Ciri pokok koperasi adalah ia dapat menjalankan peran apapun. Bahkan, Gapoktan atau bahkan kelompok tani sekalipun bisa digantikan koperasi. Kunci koperasi yang berjalan baik adalah: “…. their capacity to arrange for major investments and a continuous flow of raw materials”. Partisipasi anggota, yang sebenarnya berlaku untuk bentuk organisasi apa pun adalah (Shingi dan Bluhm 1987) seberapa besar kebergantungan anggota pada jasa dan layanan koperasi, jaminan bahwa jasa layanan dan output tersebut tersedia, tingkat di mana bahwa output tadi hanya akan tersedia sebagai sebuah tindakan kolektif. Artinya, jika seorang individual saja bisa mengerjakannya, untuk apa menjalankannya bersama-sama? Kondisi lainnya adalah tingkat di mana rewards yang berasal dari tindakan kolektif akan terbagi secara adil, lalu seberapa jaminan bahwa reward akan sampai pada waktu yang tidak terlalu lama (reasonable time frame), serta tingkat di mana reward yang diterima sepadan dengan biaya dan usaha yang diberikan untuk partisipasi yang berkelanjutan. Artinya, apakah jika ia terus berpartisipasi, maka reward-nya juga akan terus diperoleh?

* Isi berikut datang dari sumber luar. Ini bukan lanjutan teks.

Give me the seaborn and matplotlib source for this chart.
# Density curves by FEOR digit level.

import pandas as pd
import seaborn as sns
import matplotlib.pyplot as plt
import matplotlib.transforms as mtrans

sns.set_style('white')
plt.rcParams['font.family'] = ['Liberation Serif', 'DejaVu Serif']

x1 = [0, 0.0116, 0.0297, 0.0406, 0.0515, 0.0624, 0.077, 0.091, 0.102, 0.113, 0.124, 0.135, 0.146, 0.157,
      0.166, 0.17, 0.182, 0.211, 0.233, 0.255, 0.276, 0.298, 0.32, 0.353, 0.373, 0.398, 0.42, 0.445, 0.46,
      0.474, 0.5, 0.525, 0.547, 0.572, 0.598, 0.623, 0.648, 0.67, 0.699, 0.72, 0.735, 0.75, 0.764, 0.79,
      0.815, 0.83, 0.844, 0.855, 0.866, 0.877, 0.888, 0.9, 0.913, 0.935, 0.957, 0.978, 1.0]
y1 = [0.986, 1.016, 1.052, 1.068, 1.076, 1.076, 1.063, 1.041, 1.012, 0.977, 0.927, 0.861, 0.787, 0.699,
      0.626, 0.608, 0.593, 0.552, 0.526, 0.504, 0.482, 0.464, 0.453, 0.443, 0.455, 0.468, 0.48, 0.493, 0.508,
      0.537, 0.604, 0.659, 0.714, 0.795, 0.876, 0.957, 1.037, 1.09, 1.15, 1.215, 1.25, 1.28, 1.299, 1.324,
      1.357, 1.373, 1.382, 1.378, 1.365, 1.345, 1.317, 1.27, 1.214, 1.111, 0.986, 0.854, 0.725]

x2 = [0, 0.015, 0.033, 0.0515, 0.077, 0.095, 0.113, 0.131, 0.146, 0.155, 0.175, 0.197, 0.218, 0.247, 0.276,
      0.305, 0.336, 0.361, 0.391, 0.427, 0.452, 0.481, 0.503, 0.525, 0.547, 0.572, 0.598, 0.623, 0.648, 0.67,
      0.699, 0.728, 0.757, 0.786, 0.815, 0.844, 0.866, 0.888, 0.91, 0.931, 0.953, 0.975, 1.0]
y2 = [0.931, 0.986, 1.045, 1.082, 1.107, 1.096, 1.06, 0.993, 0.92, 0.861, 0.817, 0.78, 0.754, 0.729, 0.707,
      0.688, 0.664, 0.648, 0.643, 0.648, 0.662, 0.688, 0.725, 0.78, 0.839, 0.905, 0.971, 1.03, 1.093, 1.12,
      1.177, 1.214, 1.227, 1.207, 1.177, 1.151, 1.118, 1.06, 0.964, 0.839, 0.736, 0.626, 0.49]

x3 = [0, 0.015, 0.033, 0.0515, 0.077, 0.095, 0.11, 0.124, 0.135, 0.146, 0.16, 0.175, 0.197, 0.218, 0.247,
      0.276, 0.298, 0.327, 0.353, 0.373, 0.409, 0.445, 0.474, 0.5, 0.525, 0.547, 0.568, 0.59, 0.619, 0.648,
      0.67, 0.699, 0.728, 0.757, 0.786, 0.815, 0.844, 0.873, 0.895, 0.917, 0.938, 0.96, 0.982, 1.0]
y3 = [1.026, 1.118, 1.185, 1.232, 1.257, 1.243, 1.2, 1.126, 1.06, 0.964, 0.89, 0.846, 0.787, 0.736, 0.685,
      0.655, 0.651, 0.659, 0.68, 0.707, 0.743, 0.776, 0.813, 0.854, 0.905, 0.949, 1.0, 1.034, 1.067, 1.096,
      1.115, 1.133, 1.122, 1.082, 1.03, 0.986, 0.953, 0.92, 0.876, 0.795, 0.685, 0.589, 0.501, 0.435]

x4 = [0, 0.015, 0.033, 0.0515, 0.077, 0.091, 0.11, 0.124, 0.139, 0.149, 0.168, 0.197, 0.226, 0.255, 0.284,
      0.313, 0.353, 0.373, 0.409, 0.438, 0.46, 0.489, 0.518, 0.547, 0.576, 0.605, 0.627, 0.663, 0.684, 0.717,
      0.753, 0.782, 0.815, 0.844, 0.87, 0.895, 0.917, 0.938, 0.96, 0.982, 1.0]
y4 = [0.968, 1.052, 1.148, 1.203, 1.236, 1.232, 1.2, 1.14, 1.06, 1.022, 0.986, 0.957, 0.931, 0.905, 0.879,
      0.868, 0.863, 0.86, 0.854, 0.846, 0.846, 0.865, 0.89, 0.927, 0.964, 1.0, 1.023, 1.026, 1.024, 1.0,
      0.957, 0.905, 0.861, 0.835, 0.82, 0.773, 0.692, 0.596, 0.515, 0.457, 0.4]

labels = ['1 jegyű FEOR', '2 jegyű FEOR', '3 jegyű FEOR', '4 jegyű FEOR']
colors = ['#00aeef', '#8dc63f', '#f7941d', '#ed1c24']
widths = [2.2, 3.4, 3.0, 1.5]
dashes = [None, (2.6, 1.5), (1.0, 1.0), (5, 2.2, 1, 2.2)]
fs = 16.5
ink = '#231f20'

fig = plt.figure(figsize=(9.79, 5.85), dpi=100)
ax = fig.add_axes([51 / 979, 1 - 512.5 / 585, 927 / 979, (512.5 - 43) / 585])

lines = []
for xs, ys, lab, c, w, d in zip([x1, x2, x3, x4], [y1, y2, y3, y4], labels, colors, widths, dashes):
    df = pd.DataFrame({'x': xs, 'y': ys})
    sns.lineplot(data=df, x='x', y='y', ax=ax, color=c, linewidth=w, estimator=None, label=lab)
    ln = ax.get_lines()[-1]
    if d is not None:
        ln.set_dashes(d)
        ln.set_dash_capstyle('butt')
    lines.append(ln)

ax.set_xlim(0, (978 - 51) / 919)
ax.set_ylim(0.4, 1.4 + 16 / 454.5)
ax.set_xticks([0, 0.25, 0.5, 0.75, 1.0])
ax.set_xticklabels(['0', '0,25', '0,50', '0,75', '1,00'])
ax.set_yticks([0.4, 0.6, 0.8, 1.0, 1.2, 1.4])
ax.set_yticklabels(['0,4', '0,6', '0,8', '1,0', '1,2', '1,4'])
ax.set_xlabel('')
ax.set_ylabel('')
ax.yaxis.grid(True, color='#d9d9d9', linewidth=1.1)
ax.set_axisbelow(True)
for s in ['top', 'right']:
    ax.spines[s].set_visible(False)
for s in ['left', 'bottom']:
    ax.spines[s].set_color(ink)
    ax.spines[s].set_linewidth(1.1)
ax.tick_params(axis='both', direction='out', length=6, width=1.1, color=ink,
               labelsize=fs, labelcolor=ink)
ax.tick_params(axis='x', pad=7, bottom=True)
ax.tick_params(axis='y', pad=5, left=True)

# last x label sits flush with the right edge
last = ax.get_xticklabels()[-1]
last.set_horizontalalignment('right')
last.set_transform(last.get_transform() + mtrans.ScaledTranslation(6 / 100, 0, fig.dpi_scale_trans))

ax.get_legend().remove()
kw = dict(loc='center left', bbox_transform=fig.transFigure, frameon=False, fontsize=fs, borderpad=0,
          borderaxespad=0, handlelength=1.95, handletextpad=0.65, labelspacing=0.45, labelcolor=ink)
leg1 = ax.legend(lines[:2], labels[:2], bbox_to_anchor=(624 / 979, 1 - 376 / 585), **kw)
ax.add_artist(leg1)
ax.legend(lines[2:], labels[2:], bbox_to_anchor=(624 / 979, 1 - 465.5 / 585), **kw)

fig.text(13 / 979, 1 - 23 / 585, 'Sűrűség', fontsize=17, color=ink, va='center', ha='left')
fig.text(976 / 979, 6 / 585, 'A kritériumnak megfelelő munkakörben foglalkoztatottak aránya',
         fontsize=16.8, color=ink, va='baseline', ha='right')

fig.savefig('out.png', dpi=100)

Sesuai dengan UU 25 tahun 1992, PP No 4 tahun 1994, dan Permenkop No 10 tahun 2015 Koperasi Primer dapat didirikan minimal 20 orang anggota. Namun dalam aturan terbaru yakni UU cipta Kerja tahun 2020, ketentuan ini cukup 9 orang. Lalu, khusus untuk Koperasi sekunder, ketentuannya adalah sbb.:
1. Pusat Koperasi dapat didirikan minimal oleh 3 unit koperasi primer, dengan wilayah kabupaten/kota, setelah koperasi primer berdiri minimal 3 tahun.
2. Gabungan Koperasi juga harus didirikan minimal oleh 3 unit Pusat Koperasi, dengan cakupan wilayah kerja level propinsi.
3.
Induk Koperasi berdiri
minimal oleh 3 unit Gabungan Koperasi, dengan wilayah kerja level nasional.